Q: What trend in your field is most intriguing to you right now?
Researchers are using genomics to enable diagnostics and surveillance of infectious disease in a comprehensive way, which is extremely exciting. For example, there’s increasing interest in applying metagenomics in clinical settings, and in making technological advances to enable that. The idea is to sequence all the genetic material directly from a patient sample to identify pathogens that are causing infection, while also mining more detailed information like evidence for antimicrobial resistance. Metagenomic sequencing provides this information without having to know beforehand what is in the sample, and also supports discovering previously unknown pathogens. Routine use of it in clinical applications can be transformative, but there are roadblocks to this, including high cost, lack of portability, and low sensitivity in detecting microbes among everything else that gets sequenced along with them. What’s most exciting to me is that the scientific community is developing new technologies, like CATCH, to help overcome these challenges, and there is a lot of interesting work in the Sabeti Lab and elsewhere along these lines.

Members of the Sabeti lab’s Zika team.Members of the Sabeti lab’s Zika team at work, including (l-r) Steve Schaffner, Bronwyn MacInnis, Shirlee Wohl, and Hayden Metsky.

Q: What are the biggest challenges in your research field right now?
There are two pressing challenges on my mind lately. One is that many microbes we might be interested in detecting and studying are present at low titer, meaning there’s little of their genetic material in samples. Another is that microbes, especially viruses, have an incredible amount of diversity, and our knowledge of that diversity is growing but incomplete: a pathogen infecting someone might have a genome that we’re not actively looking for, or it might even be different from anything we’ve sequenced. Together, these challenges suggest that we’re often not only trying to find a needle in a haystack, but we may not always know what the needle looks like or whether there even is a needle at all.

In a separate, cultural realm, the field needs more willingness and better systems for making methods, tools, data, and findings freely available—and doing so quickly, especially when they involve public health. I’m far from the first person to mention this. I still see instances where we need to do a better job, but overall it’s moving in the right direction.

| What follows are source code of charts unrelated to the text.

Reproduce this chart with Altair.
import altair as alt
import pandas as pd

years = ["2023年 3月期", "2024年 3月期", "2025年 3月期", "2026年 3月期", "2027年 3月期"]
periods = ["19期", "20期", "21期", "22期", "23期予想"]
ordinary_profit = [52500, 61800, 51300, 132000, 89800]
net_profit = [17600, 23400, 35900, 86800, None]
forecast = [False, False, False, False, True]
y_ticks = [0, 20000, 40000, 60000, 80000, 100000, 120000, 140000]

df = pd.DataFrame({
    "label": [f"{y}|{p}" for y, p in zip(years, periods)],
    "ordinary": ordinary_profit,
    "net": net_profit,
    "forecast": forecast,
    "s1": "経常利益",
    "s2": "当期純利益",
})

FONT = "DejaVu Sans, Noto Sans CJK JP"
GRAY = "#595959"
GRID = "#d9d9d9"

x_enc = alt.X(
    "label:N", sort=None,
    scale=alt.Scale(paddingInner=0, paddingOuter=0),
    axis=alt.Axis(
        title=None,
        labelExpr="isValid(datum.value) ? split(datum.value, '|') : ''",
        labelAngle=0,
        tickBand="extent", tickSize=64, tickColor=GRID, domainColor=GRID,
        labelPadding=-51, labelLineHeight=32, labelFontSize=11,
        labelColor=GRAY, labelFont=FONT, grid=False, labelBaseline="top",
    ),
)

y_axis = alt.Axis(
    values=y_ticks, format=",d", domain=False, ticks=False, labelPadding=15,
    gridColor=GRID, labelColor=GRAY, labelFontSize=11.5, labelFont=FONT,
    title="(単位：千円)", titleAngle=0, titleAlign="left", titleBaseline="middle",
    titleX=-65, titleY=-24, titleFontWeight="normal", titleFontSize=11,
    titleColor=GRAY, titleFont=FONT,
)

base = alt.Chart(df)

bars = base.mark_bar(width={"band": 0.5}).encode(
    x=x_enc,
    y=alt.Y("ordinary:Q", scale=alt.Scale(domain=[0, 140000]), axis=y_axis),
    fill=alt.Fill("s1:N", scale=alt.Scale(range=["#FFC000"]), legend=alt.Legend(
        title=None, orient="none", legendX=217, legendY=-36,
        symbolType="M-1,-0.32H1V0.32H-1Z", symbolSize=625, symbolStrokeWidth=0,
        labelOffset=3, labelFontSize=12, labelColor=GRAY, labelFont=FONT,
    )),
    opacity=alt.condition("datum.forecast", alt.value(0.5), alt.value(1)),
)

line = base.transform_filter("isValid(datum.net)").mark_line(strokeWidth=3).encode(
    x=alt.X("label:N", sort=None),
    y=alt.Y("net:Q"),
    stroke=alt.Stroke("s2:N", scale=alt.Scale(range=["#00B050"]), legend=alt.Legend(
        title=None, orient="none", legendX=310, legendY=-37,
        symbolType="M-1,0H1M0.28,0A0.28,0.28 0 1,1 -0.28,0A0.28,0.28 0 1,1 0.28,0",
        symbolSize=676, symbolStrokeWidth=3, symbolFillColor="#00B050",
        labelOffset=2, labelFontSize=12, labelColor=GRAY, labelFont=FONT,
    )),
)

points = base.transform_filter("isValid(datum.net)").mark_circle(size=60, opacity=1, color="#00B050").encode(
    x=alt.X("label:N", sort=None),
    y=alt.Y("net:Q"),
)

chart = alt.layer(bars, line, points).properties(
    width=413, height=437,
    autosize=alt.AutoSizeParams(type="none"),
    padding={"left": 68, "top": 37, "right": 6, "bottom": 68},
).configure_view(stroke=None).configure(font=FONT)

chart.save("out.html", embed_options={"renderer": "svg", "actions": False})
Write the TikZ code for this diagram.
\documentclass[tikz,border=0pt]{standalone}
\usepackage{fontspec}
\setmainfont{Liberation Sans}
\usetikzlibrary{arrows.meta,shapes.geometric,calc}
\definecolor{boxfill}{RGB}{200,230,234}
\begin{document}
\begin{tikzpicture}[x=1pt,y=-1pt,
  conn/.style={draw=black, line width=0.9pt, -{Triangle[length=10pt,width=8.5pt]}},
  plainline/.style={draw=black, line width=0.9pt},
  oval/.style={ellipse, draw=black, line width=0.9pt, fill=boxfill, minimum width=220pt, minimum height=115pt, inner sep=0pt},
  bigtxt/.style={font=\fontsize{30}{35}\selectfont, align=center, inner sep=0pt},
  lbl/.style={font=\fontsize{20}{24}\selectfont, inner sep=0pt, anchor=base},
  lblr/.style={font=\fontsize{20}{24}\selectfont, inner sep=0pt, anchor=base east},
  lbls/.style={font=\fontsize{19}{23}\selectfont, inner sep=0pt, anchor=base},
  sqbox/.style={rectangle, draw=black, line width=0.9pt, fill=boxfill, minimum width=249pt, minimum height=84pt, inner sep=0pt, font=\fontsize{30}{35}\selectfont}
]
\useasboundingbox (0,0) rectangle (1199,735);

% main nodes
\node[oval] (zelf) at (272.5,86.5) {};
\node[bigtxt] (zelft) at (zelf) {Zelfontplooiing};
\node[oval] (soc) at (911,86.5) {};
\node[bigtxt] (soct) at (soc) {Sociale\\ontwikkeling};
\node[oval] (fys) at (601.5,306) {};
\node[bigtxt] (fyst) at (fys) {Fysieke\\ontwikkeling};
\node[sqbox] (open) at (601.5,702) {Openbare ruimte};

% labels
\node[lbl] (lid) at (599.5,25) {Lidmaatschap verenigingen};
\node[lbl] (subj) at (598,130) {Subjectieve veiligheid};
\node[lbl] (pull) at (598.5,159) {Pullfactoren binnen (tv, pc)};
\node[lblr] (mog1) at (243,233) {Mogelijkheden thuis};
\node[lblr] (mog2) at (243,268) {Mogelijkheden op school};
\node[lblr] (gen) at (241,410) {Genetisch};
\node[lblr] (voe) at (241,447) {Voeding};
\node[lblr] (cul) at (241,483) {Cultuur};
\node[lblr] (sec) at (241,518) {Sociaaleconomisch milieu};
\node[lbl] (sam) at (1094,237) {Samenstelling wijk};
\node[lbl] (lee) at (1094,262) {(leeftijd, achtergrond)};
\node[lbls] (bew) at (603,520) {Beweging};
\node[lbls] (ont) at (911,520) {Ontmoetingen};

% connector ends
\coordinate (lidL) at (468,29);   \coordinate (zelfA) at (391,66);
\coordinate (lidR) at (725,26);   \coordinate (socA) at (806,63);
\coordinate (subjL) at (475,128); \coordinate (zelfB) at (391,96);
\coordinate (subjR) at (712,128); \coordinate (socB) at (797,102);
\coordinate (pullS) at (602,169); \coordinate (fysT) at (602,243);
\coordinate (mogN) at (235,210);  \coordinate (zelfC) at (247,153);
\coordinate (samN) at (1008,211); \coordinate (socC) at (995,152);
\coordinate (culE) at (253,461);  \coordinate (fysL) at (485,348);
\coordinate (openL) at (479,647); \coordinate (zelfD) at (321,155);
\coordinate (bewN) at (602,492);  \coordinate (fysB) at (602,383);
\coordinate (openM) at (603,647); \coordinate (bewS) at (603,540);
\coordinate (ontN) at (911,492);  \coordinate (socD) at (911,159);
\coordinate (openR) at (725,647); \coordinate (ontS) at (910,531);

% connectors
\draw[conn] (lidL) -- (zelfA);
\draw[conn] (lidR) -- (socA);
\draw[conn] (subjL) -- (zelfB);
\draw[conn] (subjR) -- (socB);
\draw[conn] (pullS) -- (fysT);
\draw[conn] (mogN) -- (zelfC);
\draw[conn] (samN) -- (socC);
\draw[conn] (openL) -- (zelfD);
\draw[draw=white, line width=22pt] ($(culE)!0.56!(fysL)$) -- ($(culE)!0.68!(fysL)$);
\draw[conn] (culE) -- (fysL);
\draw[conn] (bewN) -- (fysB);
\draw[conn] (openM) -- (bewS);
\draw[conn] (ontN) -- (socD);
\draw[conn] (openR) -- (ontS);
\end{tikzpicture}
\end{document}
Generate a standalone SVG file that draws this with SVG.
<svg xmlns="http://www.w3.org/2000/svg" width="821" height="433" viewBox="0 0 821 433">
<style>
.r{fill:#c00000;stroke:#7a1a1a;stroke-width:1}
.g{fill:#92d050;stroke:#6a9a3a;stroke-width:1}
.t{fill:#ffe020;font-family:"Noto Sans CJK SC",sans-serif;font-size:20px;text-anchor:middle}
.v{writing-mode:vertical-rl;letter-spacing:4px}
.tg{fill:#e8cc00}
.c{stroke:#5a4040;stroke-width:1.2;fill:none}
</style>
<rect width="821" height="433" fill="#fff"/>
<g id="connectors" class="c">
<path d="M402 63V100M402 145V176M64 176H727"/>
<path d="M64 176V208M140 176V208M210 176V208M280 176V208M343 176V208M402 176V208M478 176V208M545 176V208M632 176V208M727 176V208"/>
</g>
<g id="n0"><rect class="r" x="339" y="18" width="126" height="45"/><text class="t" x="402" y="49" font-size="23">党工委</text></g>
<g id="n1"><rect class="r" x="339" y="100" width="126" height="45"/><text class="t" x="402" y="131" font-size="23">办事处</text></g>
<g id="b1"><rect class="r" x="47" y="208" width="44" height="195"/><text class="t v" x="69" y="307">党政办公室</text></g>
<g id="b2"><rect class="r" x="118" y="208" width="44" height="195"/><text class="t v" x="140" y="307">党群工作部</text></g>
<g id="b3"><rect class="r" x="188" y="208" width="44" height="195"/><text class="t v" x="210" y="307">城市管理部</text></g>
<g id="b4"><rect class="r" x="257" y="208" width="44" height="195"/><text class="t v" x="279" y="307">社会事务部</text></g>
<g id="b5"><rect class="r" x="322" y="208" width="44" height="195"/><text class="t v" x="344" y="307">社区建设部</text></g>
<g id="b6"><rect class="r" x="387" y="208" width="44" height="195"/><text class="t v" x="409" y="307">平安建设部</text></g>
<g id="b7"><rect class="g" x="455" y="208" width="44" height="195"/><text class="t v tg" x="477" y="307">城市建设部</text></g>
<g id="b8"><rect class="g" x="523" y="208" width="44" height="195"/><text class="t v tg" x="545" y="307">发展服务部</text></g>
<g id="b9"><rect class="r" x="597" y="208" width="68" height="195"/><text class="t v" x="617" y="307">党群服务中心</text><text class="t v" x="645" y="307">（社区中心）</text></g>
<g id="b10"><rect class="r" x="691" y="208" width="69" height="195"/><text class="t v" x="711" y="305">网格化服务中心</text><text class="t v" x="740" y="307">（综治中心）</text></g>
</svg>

Q: What can computer science and machine learning bring to biomedical research that would otherwise be lacking?
Biomedical research and healthcare are seeing an explosion of data. It’s not just human genomes, but single cell profiles, microbiomes, continuously measured phenotypes, and more. This opens incredible opportunities for incorporating computer science. The field provides techniques, such as algorithms and systems, for working with and making sense of this data, which is often vast and noisy. Beyond data analytics, computer science offers rigorous ways of looking at problems. Thinking with a computational mindset can often help to better formulate the kinds of questions we can ask in biology and healthcare, determine what data we would need, and develop new approaches to address those questions. The synergy between all these fields is transforming how we look at problems in biology, medicine, and public health, and opens many doors for what we can do.

Q: What is the best advice you have for mentees or people new to your field?
It’s tremendously important to chase the problems that excite and motivate you, especially ones where you think your background or academic interests can help you make an impact. It then becomes natural and fun to come up with, test, and play around with your own ideas. It’s also critical to talk constantly with your peers about your ideas and research developments. I’ve become a much better researcher largely because of all my interactions with peers in the Sabeti Lab, as well as those in past labs.